At which point a woman's voice cuts in with the hook: "B-i-i-i-tch!", with a mixture of full-finger up-yours insouciance and how-dare-you puffed-up outrage. One of the things I like about these lyrics is that they promise sexual gratification to the woman on her own terms. The man has to work. As well "Bitch", when used in the right way of course, is empowering to women. Plenty of women use the word to describe themselves don't they? It has a nicely self-aware deconstruction of the war-of-the-sexes embedded within it too.
If slang is going to work it has to perform a meta-dissection of language; cut to the shit and re-motorise vocabulary. It's nothing as crass as street-signifier really, when it reaches that level it's usually worn out and the smart people are looking for new words. Like "Showerface" in Grime, I'll bet that's all worn out by now. Which brings me to what must be my least favorite lyrics of all time:
"My hump, my hump, my hump, my hump,
My hump, my hump, my hump, my hump, my hump, my hump.

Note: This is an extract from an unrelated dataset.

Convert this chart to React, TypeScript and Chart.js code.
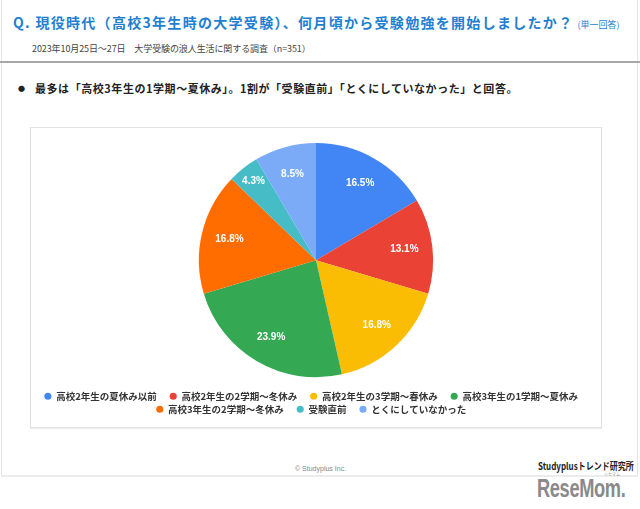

My lovely lady lumps (lumps)
My lovely lady lumps (lumps)
My lovely lady lumps (lumps)
In the back and in the front (lumps)"
I've done a little research on this and it seems people really do use the word "humps" and it's loathsome, but "lady lumps", jesus what a completely revolting phrase. I mean, "Booty" has a lovely full-some ring to it, "Booty" is about glorious in-your-face nudity, about hourglass buttocks busting the seams of tight jeans. It's akin to a Fugs-ian, counter-cultural call for hot, sweaty, *natural* sex. But "Humps" and (worse, I mean gravy has lumps...) "Lumps" are all about the body being uncomfortably fettered. OK, I can appreciate the "perv" angle, as much as the next red-blooded individual, but I just don't think it can be celebrated in the same way. Just like "Shorty" there is a gormless infantilism to the phrase "Lovely lady lumps" which really pisses me off as well. Grr.